----- Information given

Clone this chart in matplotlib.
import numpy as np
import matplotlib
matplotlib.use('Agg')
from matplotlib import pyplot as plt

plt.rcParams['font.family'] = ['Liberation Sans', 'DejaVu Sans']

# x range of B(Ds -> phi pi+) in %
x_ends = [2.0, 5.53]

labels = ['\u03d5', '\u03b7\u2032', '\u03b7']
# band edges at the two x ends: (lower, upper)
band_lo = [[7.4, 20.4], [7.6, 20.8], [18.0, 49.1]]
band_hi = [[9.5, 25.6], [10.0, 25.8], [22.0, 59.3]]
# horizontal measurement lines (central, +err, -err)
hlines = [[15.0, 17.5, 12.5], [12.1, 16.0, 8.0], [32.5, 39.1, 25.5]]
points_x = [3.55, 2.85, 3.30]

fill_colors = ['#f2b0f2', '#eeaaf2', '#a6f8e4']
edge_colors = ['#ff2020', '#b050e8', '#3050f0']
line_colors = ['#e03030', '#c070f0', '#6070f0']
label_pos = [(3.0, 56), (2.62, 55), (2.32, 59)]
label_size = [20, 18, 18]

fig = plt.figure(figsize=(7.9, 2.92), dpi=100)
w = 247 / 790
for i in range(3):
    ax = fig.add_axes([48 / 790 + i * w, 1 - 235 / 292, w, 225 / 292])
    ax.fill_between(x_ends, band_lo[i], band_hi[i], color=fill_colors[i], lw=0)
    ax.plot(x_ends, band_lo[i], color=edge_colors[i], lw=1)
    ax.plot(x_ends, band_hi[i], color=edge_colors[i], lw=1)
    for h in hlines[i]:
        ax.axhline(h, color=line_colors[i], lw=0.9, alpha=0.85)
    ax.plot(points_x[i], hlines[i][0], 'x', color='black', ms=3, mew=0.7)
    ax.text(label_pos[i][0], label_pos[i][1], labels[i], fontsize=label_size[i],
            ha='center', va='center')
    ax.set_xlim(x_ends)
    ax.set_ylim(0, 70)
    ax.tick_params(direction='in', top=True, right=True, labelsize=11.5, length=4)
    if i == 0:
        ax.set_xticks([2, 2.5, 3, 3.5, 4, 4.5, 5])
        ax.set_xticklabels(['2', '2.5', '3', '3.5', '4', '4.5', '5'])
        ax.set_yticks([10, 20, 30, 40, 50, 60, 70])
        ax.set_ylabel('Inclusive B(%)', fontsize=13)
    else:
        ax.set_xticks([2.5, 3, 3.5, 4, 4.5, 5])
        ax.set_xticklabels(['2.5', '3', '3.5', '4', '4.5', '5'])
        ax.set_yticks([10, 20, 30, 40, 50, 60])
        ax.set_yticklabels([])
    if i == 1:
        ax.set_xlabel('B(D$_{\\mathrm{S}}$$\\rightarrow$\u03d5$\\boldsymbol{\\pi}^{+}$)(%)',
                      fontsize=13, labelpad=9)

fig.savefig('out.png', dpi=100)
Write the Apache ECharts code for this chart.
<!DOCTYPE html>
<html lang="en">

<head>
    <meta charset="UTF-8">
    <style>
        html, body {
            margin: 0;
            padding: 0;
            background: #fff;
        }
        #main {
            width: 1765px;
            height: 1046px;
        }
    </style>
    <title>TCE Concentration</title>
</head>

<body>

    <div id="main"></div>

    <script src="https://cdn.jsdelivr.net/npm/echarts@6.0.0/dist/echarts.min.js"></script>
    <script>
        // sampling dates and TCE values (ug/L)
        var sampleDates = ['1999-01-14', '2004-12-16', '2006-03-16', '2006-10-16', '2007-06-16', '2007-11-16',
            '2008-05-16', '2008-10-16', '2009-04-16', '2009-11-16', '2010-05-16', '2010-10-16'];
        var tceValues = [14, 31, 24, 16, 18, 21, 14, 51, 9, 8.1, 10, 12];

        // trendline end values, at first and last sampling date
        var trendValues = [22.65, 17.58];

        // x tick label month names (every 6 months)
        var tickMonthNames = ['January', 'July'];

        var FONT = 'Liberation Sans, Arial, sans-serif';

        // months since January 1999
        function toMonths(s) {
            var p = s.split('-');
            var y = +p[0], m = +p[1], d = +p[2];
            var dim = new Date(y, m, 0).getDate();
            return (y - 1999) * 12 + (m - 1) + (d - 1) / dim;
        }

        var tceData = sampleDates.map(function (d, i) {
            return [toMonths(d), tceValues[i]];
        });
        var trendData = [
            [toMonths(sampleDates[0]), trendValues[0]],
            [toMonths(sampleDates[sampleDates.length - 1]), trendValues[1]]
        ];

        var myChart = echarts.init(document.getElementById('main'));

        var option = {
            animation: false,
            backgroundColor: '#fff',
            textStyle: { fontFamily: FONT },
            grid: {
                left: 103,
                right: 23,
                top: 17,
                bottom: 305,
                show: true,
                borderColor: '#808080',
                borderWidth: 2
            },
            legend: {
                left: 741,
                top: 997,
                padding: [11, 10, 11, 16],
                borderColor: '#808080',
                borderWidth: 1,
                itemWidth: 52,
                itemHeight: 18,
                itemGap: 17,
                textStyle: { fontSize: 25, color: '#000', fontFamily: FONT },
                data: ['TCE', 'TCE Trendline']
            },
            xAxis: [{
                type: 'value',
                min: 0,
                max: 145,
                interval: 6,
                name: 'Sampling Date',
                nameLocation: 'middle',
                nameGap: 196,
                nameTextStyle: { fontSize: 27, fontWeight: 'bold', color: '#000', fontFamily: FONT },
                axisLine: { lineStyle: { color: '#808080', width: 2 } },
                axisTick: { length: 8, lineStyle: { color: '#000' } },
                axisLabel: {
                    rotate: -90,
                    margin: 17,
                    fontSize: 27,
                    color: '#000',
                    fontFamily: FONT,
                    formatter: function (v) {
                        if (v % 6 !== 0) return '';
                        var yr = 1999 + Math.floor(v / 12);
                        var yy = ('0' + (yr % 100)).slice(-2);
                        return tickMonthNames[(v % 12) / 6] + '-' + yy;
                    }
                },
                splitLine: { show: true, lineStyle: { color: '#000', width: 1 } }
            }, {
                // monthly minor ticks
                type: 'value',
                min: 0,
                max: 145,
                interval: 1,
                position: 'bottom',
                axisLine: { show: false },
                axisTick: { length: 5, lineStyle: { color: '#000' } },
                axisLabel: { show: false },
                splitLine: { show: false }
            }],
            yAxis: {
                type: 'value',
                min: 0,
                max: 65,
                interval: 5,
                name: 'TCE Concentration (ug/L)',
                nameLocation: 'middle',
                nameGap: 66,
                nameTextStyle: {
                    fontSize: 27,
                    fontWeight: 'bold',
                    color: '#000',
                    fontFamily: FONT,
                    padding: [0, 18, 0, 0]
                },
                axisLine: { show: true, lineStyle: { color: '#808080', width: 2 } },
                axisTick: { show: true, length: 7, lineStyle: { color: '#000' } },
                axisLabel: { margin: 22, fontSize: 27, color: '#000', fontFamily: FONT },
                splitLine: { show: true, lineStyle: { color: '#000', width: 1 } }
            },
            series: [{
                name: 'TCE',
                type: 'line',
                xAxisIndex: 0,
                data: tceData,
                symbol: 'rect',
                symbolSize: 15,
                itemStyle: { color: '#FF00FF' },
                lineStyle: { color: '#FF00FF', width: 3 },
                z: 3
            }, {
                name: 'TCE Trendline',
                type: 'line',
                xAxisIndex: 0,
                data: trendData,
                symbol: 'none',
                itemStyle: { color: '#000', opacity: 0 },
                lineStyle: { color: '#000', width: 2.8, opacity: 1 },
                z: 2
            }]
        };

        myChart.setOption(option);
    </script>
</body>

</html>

----------

Task description → Filter the records for lines holding the string "this". Copy each one.

Output below →
Clone this chart in matplotlib.
Write the Apache ECharts code for this chart.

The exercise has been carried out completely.